As with all the toys I had, one time I sat on it, bending the tube, and that time there was no extra money to be earned to replace it.  I picked it up in hopes of repairing it, put it in my drawer, and there it stayed, broken and useless.  Yes, I worked on it faithfully when I could, but it was never the same.  Still, I couldn’t let it go, so it stayed in my drawer until my mother got tired of shifting it around to put in the clothes she’d cleaned for me and finally threw it away.  I cried.  But at age seven, each toy I had was precious to me, and the kaleidoscope was no exception.
As a parent and adult, I in turn bought my children kaleidoscopes, anticipating their fascination with this toy I had so treasured.  A couple of twists of the barrel, a “yeah, it’s okay I guess,” and it was abandoned quickly for the television or stereo.  Knowing you can’t force someone to like what you like, I would simply pick it up, put it on my dresser, and hope maybe the next kid would like it—and then spend half an hour looking through it myself and loving it.
So why am I telling you this now?  Because the kaleidoscope is gone, the kids are gone, but the tube has been replaced by a new form of a kaleidoscope.  Now, after being less busy and not caring for kids, a home, working at a demanding job, I have realized I now have time to make my life and all I see a kaleidoscope.
After all the rain we had, we had sunshine the past week or so.  I had to travel to the edge of town and to the rural outskirts  of Bakersfield.  Wow!  Talk about vivid colors!  Wildflowers, flowers around houses, brilliant green hills and lawns—I only had to turn my eyes—no tube twisting needed!  And shapes!  Some flowers were triangular, some round, some layer after layer of petals!  Green stems and leaves, also different shapes and colors!  All were there for me to look around and take in—as well as a deep breath of amazement at the awesome spectacle surrounding me!
Then I began to notice the bird nests, the baby animals that seemed to have appeared from nowhere.  Trees were laden with blossoms and birds filled their branches around the blossoms.  Bees were busy with the little clover flowers in the grass, the blossoming flowers, buzzing and busy gathering nectar and sharing it from one tree or plant to another.  They were kaleidoscopes of color, too.  Their yellow and black against the white of a blossom or the opening rose was so energizing and peaceful at the same time.

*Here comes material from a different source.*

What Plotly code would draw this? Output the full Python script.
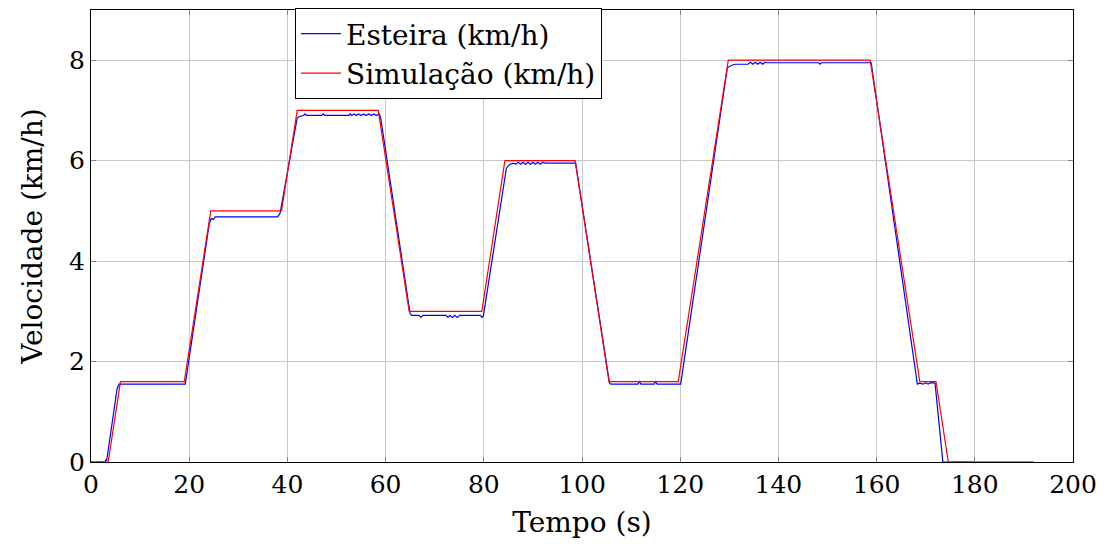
import plotly.graph_objects as go

# Simulação (km/h)
sim_t = [0, 3.5, 6.0, 19.0, 24.4, 38.8, 42.0, 58.5, 64.8, 79.6, 84.3, 98.6,
         105.5, 119.6, 129.8, 158.7, 168.8, 172.1, 174.6, 180.0]
sim_v = [0, 0, 1.6, 1.6, 5.0, 5.0, 7.0, 7.0, 3.0, 3.0, 6.0, 6.0,
         1.6, 1.6, 8.0, 8.0, 1.6, 1.6, 0, 0]

# Esteira (km/h)
est_t = [0, 2.9, 3.0, 3.2, 5.3, 5.7, 19.2, 24.1, 24.5, 24.9, 25.3, 38.0, 38.5,
         42.0, 42.4, 43.3, 43.6, 43.9, 47.0, 47.3, 47.6, 52.5, 52.8, 53.1, 53.6,
         54.0, 54.5, 55.0, 55.5, 56.0, 56.6, 57.1, 57.6, 58.1, 58.7, 59.0,
         65.0, 65.3, 66.8, 67.2, 67.6, 72.3, 72.7, 73.1, 73.6, 74.1, 74.6, 75.1,
         79.3, 79.6, 79.9,
         84.6, 85.2, 86.0, 86.5, 87.0, 87.5, 88.0, 88.5, 89.0, 89.5, 90.0, 90.5,
         91.0, 91.5, 92.0, 92.5, 98.7,
         105.6, 105.9, 111.4, 111.7, 112.0, 114.7, 115.0, 115.3, 120.1,
         129.6, 130.5, 131.2, 133.8, 134.3, 134.8, 135.3, 135.8, 136.3, 136.8,
         137.3, 137.7, 148.2, 148.5, 148.8, 158.9,
         168.3, 168.7, 169.5, 170.0, 170.5, 171.0, 171.9, 173.5, 192.0]
est_v = [0, 0, 0.05, 0.03, 1.45, 1.55, 1.55, 4.75, 4.85, 4.83, 4.88, 4.88, 4.95,
         6.85, 6.88, 6.90, 6.93, 6.90, 6.90, 6.93, 6.90, 6.90, 6.93, 6.90, 6.93,
         6.90, 6.93, 6.90, 6.93, 6.90, 6.93, 6.90, 6.93, 6.90, 6.93, 6.85,
         2.95, 2.92, 2.92, 2.88, 2.92, 2.92, 2.88, 2.92, 2.88, 2.92, 2.88, 2.92,
         2.92, 2.88, 2.90,
         5.85, 5.92, 5.95, 5.93, 5.97, 5.93, 5.97, 5.93, 5.97, 5.93, 5.97, 5.93,
         5.97, 5.93, 5.97, 5.95, 5.95,
         1.57, 1.55, 1.55, 1.60, 1.55, 1.55, 1.60, 1.55, 1.55,
         7.85, 7.90, 7.92, 7.92, 7.96, 7.92, 7.96, 7.92, 7.96, 7.92,
         7.96, 7.95, 7.95, 7.92, 7.95, 7.95,
         1.55, 1.57, 1.55, 1.58, 1.55, 1.58, 1.57, 0, 0]

x_ticks = [0, 20, 40, 60, 80, 100, 120, 140, 160, 180, 200]
y_ticks = [0, 2, 4, 6, 8]

FONT = "DejaVu Serif, Liberation Serif, serif"
FS_TICK = 25
FS_TEXT = 28

fig = go.Figure()
fig.add_trace(go.Scatter(x=est_t, y=est_v, mode="lines", name="Esteira (km/h)",
                         line=dict(color="#0000ff", width=1.2)))
fig.add_trace(go.Scatter(x=sim_t, y=sim_v, mode="lines", name="Simulação (km/h)",
                         line=dict(color="#ff0000", width=1.2)))

axis_common = dict(
    showgrid=True, gridcolor="#c8c8c8", gridwidth=1,
    showline=True, linecolor="#000000", linewidth=1.2, mirror="ticks",
    ticks="inside", ticklen=5, tickcolor="#808080",
    zeroline=False,
    tickfont=dict(family=FONT, size=FS_TICK, color="black"),
)

fig.update_xaxes(range=[0, 200], tickvals=x_ticks,
                 title=dict(text="Tempo (s)", font=dict(family=FONT, size=FS_TEXT, color="black"),
                            standoff=14),
                 **axis_common)
fig.update_yaxes(range=[0, 9], tickvals=y_ticks,
                 title=dict(text="Velocidade (km/h)", font=dict(family=FONT, size=FS_TEXT, color="black"),
                            standoff=18),
                 **axis_common)

fig.update_layout(
    width=1104, height=549,
    margin=dict(l=91, r=31, t=8, b=87),
    plot_bgcolor="white", paper_bgcolor="white",
    font=dict(family=FONT, size=FS_TEXT, color="black"),
    legend=dict(x=0.2077, y=1.0044, xanchor="left", yanchor="top",
                bgcolor="white", bordercolor="black", borderwidth=1,
                font=dict(family=FONT, size=FS_TEXT, color="black"),
                tracegroupgap=0, itemwidth=40),
    showlegend=True,
)

fig.write_html("out.html")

The most beautiful of all, though, was my little Sara lying on the green grass, her white body and little brown ears, twitching as she basked as only a dog can, in the sunlight’s warmth.  I stood mesmerized watching her, much as I had when facing the sun I had twisted the long ago held kaleidoscope.  Her ears slightly moving, her occasional stretching of her legs to expose as much of her body as possible to the sun.  Little eyes became slits and her breathing slowed down as she became one with the grass.  

I felt I was seeing a pattern of nature rather than illuminated plastic or glass shards.  Everything was in harmony and a part of each other.  Birds, flowers, bees, my little Sara, the green grass, the azure sky with wisps of clouds, warm sun, air gently moving around all.  This was my wonderful kaleidoscope.  Patterns shifting, as we all became the pieces that fit and moved together.  My truth.  My kaleidoscope.